+++ ENTRIES SUPPLIED

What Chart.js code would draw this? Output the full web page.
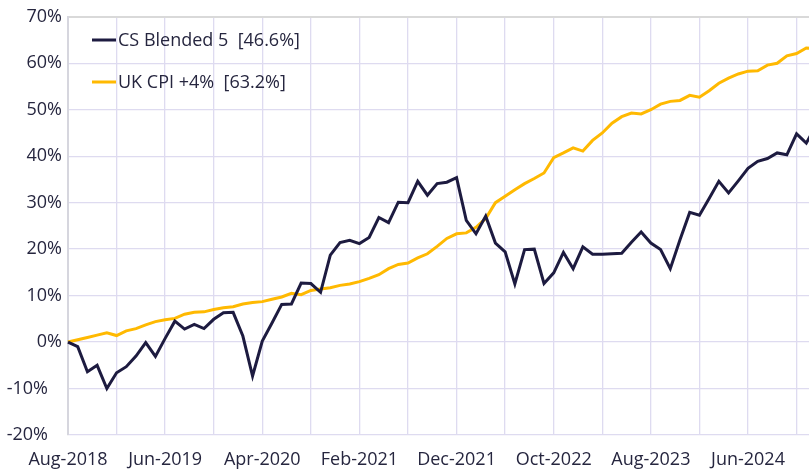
<!DOCTYPE html>
<html>
<head>
<meta charset="utf-8">
<script src="https://cdn.jsdelivr.net/npm/chart.js@4"></script>
<style>
  html, body { margin: 0; padding: 0; background: #fff; overflow: hidden; }
  #wrap { width: 816px; height: 472px; }
</style>
</head>
<body>
<div id="wrap"><canvas id="perf" width="816" height="472"></canvas></div>
<script>
// months, Aug-2018 to Jan-2025
const months = [
  'Aug-2018','Sep-2018','Oct-2018','Nov-2018','Dec-2018',
  'Jan-2019','Feb-2019','Mar-2019','Apr-2019','May-2019','Jun-2019','Jul-2019','Aug-2019','Sep-2019','Oct-2019','Nov-2019','Dec-2019',
  'Jan-2020','Feb-2020','Mar-2020','Apr-2020','May-2020','Jun-2020','Jul-2020','Aug-2020','Sep-2020','Oct-2020','Nov-2020','Dec-2020',
  'Jan-2021','Feb-2021','Mar-2021','Apr-2021','May-2021','Jun-2021','Jul-2021','Aug-2021','Sep-2021','Oct-2021','Nov-2021','Dec-2021',
  'Jan-2022','Feb-2022','Mar-2022','Apr-2022','May-2022','Jun-2022','Jul-2022','Aug-2022','Sep-2022','Oct-2022','Nov-2022','Dec-2022',
  'Jan-2023','Feb-2023','Mar-2023','Apr-2023','May-2023','Jun-2023','Jul-2023','Aug-2023','Sep-2023','Oct-2023','Nov-2023','Dec-2023',
  'Jan-2024','Feb-2024','Mar-2024','Apr-2024','May-2024','Jun-2024','Jul-2024','Aug-2024','Sep-2024','Oct-2024','Nov-2024','Dec-2024',
  'Jan-2025'
];

// labels shown under the axis
const tickLabels = ['Aug-2018','Jun-2019','Apr-2020','Feb-2021','Dec-2021','Oct-2022','Aug-2023','Jun-2024'];

// cumulative return, %
const csBlended = [
  0, -1.0, -6.4, -5.0, -10.0, -6.6, -5.3, -3.0, -0.1, -3.1,
  0.8, 4.5, 2.8, 3.8, 2.9, 4.9, 6.3, 6.4, 1.3, -7.3,
  0.2, 4.1, 8.1, 8.2, 12.7, 12.6, 10.7, 18.7, 21.4, 21.9,
  21.2, 22.5, 26.8, 25.7, 30.1, 30.0, 34.6, 31.6, 34.1, 34.4,
  35.4, 26.2, 23.3, 27.1, 21.3, 19.4, 12.5, 19.9, 20.0, 12.6,
  14.9, 19.3, 15.8, 20.5, 18.9, 18.9, 19.0, 19.1, 21.5, 23.7,
  21.3, 19.9, 15.8, 22.0, 27.9, 27.3, 30.9, 34.6, 32.1, 34.7,
  37.4, 38.9, 39.5, 40.7, 40.3, 44.8, 42.8, 46.6
];

const ukCpi = [
  0, 0.5, 1.0, 1.5, 2.0, 1.4, 2.4, 2.9, 3.7, 4.4,
  4.8, 5.1, 6.0, 6.4, 6.5, 7.0, 7.4, 7.6, 8.2, 8.5,
  8.7, 9.2, 9.7, 10.5, 10.2, 11.1, 11.4, 11.7, 12.2, 12.5,
  13.0, 13.7, 14.5, 15.8, 16.7, 17.0, 18.1, 19.0, 20.6, 22.3,
  23.3, 23.5, 24.7, 26.6, 30.0, 31.4, 32.8, 34.1, 35.2, 36.4,
  39.7, 40.7, 41.8, 41.1, 43.4, 45.0, 47.1, 48.5, 49.3, 49.1,
  50.0, 51.2, 51.8, 52.0, 53.1, 52.7, 54.1, 55.7, 56.8, 57.7,
  58.3, 58.4, 59.6, 60.0, 61.6, 62.1, 63.3, 63.2
];

const seriesNames = ['CS Blended 5  [46.6%]', 'UK CPI +4%  [63.2%]'];

const textColor = '#26263f';
const gridColor = '#dedbf0';
const fontFamily = '"Open Sans", sans-serif';

// legend drawn inside the plot, top left
const innerLegend = {
  id: 'innerLegend',
  afterDraw(chart) {
    const ctx = chart.ctx;
    ctx.save();
    ctx.font = '18px ' + fontFamily;
    ctx.textBaseline = 'middle';
    ctx.textAlign = 'left';
    chart.data.datasets.forEach(function (ds, i) {
      const y = 40 + i * 42;
      ctx.strokeStyle = ds.borderColor;
      ctx.lineWidth = 3;
      ctx.beginPath();
      ctx.moveTo(92, y);
      ctx.lineTo(116, y);
      ctx.stroke();
      ctx.fillStyle = textColor;
      ctx.fillText(ds.label, 118, y + 1);
    });
    ctx.restore();
  }
};

new Chart(document.getElementById('perf'), {
  type: 'line',
  data: {
    labels: months,
    datasets: [{
      label: seriesNames[0],
      data: csBlended,
      borderColor: '#1d1b40',
      borderWidth: 3,
      pointRadius: 0,
      tension: 0
    }, {
      label: seriesNames[1],
      data: ukCpi,
      borderColor: '#ffb901',
      borderWidth: 3,
      pointRadius: 0,
      tension: 0
    }]
  },
  options: {
    responsive: false,
    animation: false,
    devicePixelRatio: 1,
    layout: { padding: { top: 16, right: 0, left: 0, bottom: 0 } },
    plugins: {
      legend: { display: false },
      tooltip: { enabled: false }
    },
    scales: {
      x: {
        offset: false,
        afterFit: function (s) {
          s.height = 37;
          s.paddingLeft = 0;
          s.paddingRight = 0;
        },
        grid: {
          drawTicks: false,
          lineWidth: 1.3,
          color: function (c) { return c.index % 5 === 0 ? gridColor : 'transparent'; }
        },
        border: { display: false },
        ticks: {
          autoSkip: false,
          maxRotation: 0,
          padding: 14,
          color: textColor,
          font: { family: fontFamily, size: 18 },
          callback: function (v, i) {
            const m = months[i];
            return tickLabels.includes(m) ? m : '';
          }
        }
      },
      y: {
        min: -20,
        max: 70,
        afterFit: function (s) { s.width = 68; },
        grid: {
          drawTicks: false,
          lineWidth: function (c) { return c.tick && c.tick.value === 70 ? 2 : 1.3; },
          color: function (c) { return c.tick && c.tick.value === 70 ? '#d9d9d9' : gridColor; }
        },
        border: { display: true, color: '#d6d6de', width: 2 },
        ticks: {
          stepSize: 10,
          padding: 6,
          color: textColor,
          font: { family: fontFamily, size: 18 },
          callback: function (v) { return v < 0 ? v + '%   ' : v + '%'; }
        }
      }
    }
  },
  plugins: [innerLegend]
});
</script>
</body>
</html>
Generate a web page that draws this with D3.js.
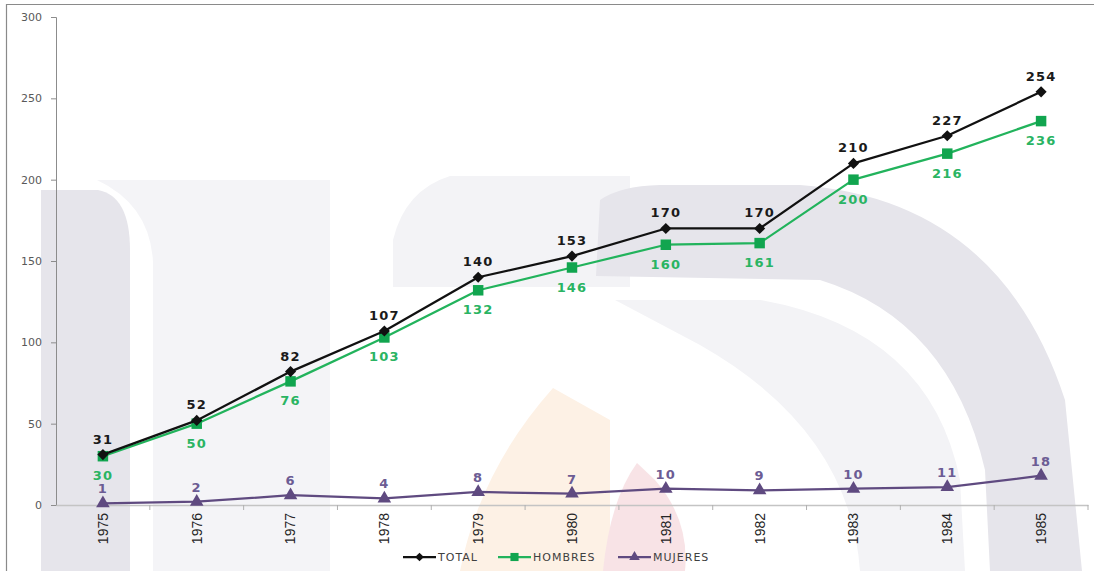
<!DOCTYPE html>
<html>
<head>
<meta charset="utf-8">
<script src="https://cdn.jsdelivr.net/npm/d3@7"></script>
<style>
    body { margin: 0; background: #fff; }
    #chart { width: 1094px; height: 571px; }
    .y-axis text { font-family: 'DejaVu Sans', Verdana, sans-serif; font-size: 11px; fill: #595959; }
    .x-axis text { font-family: 'Liberation Sans Narrow', 'Arial Narrow', sans-serif; font-size: 14px; fill: #262626; }
    .data-label { font-family: 'DejaVu Sans', Verdana, sans-serif; font-size: 13px; font-weight: bold; letter-spacing: 1.2px; text-anchor: middle; }
    .legend text { font-family: 'DejaVu Sans', Verdana, sans-serif; font-size: 11px; letter-spacing: 1px; fill: #404040; }
</style>
</head>
<body>
<div id="chart"></div>
<script>
// datos del grafico
const years = ['1975', '1976', '1977', '1978', '1979', '1980', '1981', '1982', '1983', '1984', '1985'];
const totalValues = [31, 52, 82, 107, 140, 153, 170, 170, 210, 227, 254];
const hombresValues = [30, 50, 76, 103, 132, 146, 160, 161, 200, 216, 236];
const mujeresValues = [1, 2, 6, 4, 8, 7, 10, 9, 10, 11, 18];
const yTicks = [0, 50, 100, 150, 200, 250, 300];
const seriesNames = ['TOTAL', 'HOMBRES', 'MUJERES'];

(function () {
    'use strict';

    const width = 1094;
    const height = 571;
    const margin = { top: 17, right: 6, bottom: 66, left: 56 };

    const svg = d3.select('#chart').append('svg').attr('width', width).attr('height', height);

    // marca de agua de fondo (logo desvanecido)
    const wm = svg.append('g').attr('class', 'watermark');
    wm.append('path').attr('fill', '#e6e5eb')
        .attr('d', 'M41,571 L41,190 L98,190 Q130,196 130,250 L130,571 Z');
    wm.append('path').attr('fill', '#f4f4f7')
        .attr('d', 'M97,180 L330,180 L330,571 L153,571 L153,262 Q150,205 97,180 Z');
    wm.append('path').attr('fill', '#f3f3f6')
        .attr('d', 'M450,176 L630,176 L630,287 L393,287 L393,240 Q405,190 450,176 Z');
    wm.append('path').attr('fill', '#e6e5eb')
        .attr('d', 'M600,200 Q620,186 660,185 L800,185 Q1000,200 1065,400 L1082,571 L990,571 L985,470 Q950,320 820,280 L596,276 Z');
    wm.append('path').attr('fill', '#f3f3f6')
        .attr('d', 'M615,300 L760,300 Q930,330 960,480 L965,571 L860,571 Q850,430 700,345 Z');
    wm.append('path').attr('fill', '#fdf1e5')
        .attr('d', 'M553,388 L610,420 L610,571 L460,571 Q480,470 553,388 Z');
    wm.append('path').attr('fill', '#f8e3e6')
        .attr('d', 'M637,463 L655,480 Q690,520 685,571 L603,571 Q610,500 637,463 Z');

    // marco exterior
    svg.append('path').attr('fill', 'none').attr('stroke', '#8a8a8a').attr('stroke-width', 1.2)
        .attr('d', 'M6.5,571 L6.5,4.5 L1094,4.5');

    // escalas
    const x = d3.scaleBand().domain(years).range([margin.left, 1088]);
    const y = d3.scaleLinear().domain([0, 300]).range([505, margin.top]);
    const cx = function (d, i) { return x(years[i]) + x.bandwidth() / 2; };

    // eje y
    const yAxis = svg.append('g').attr('class', 'y-axis').attr('transform', 'translate(' + margin.left + ',0)')
        .call(d3.axisLeft(y).tickValues(yTicks).tickSize(5).tickPadding(9));
    yAxis.select('.domain').attr('stroke', '#8c8c8c');
    yAxis.selectAll('.tick line').attr('stroke', '#8c8c8c');

    // eje x con etiquetas verticales
    const xAxis = svg.append('g').attr('class', 'x-axis').attr('transform', 'translate(0,505)')
        .call(d3.axisBottom(x).tickSize(0).tickPadding(0));
    xAxis.select('.domain').attr('stroke', '#c4c4c4').attr('stroke-width', 1.5);
    xAxis.selectAll('.tick text')
        .attr('transform', 'rotate(-90)')
        .attr('text-anchor', 'end')
        .attr('x', -8).attr('y', 0).attr('dy', '0.35em');

    // marcas entre categorias
    const bounds = years.map(function (d) { return x(d); }).concat([x.range()[1]]);
    svg.append('g').selectAll('line').data(bounds.slice(1)).enter().append('line')
        .attr('x1', function (d) { return d; }).attr('x2', function (d) { return d; })
        .attr('y1', 505).attr('y2', 510).attr('stroke', '#b0b0b0');

    const line = d3.line().x(cx).y(function (d) { return y(d); });

    // rombo regular = cuadrado girado 45 grados
    const series = [
        { name: seriesNames[0], values: totalValues, color: '#111111', markerColor: '#111111', labelColor: '#1a1a1a', shape: d3.symbolSquare, rot: 45, size: 62, dy: -11 },
        { name: seriesNames[1], values: hombresValues, color: '#22b35c', markerColor: '#11a54f', labelColor: '#2ab463', shape: d3.symbolSquare, rot: 0, size: 110, dy: 24 },
        { name: seriesNames[2], values: mujeresValues, color: '#5f4a80', markerColor: '#5f4a80', labelColor: '#6c5c94', shape: d3.symbolTriangle, rot: 0, size: 80, dy: -10 }
    ];

    // dibujar de atras hacia adelante
    series.slice().reverse().forEach(function (s) {
        const g = svg.append('g').attr('class', 'series');
        g.append('path').datum(s.values).attr('fill', 'none').attr('stroke', s.color)
            .attr('stroke-width', 2.25).attr('stroke-linejoin', 'round').attr('d', line);

        g.selectAll('.marker').data(s.values).enter().append('path').attr('class', 'marker')
            .attr('transform', function (d, i) {
                return 'translate(' + cx(d, i) + ',' + y(d) + ') rotate(' + s.rot + ')';
            })
            .attr('d', d3.symbol().type(s.shape).size(s.size))
            .attr('fill', s.markerColor);

        g.selectAll('.data-label').data(s.values).enter().append('text').attr('class', 'data-label')
            .attr('x', cx).attr('y', function (d) { return y(d) + s.dy; })
            .attr('fill', s.labelColor)
            .text(function (d) { return d; });
    });

    // leyenda
    const legendX = [403, 498, 618];
    const legend = svg.append('g').attr('class', 'legend');
    series.forEach(function (s, i) {
        const lg = legend.append('g').attr('transform', 'translate(' + legendX[i] + ',557)');
        lg.append('line').attr('x1', 0).attr('x2', 33).attr('stroke', s.color).attr('stroke-width', 2.25);
        lg.append('path').attr('transform', 'translate(16.5,0) rotate(' + s.rot + ')')
            .attr('d', d3.symbol().type(s.shape).size(s.size * 0.6)).attr('fill', s.markerColor);
        lg.append('text').attr('x', 35).attr('dy', '0.36em').text(s.name);
    });
}());
</script>
</body>
</html>
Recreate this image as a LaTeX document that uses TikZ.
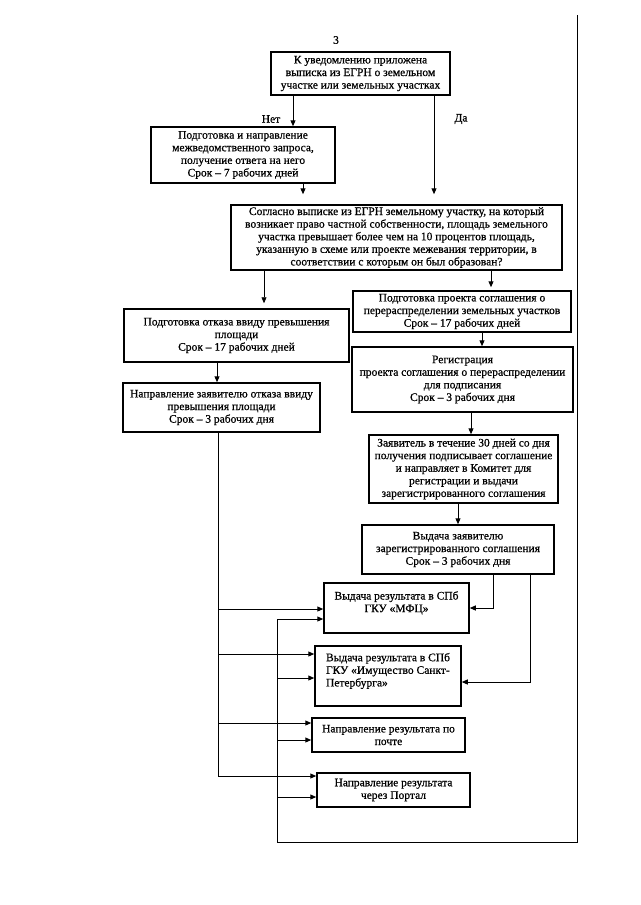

++++++

_PROBLEM_.
Each line that holds the word "document" should be extracted from the records.

_EXPECTED OUTPUT_.
new Chart(document.getElementById('perf'), {
Recreate this image as a LaTeX document that uses TikZ.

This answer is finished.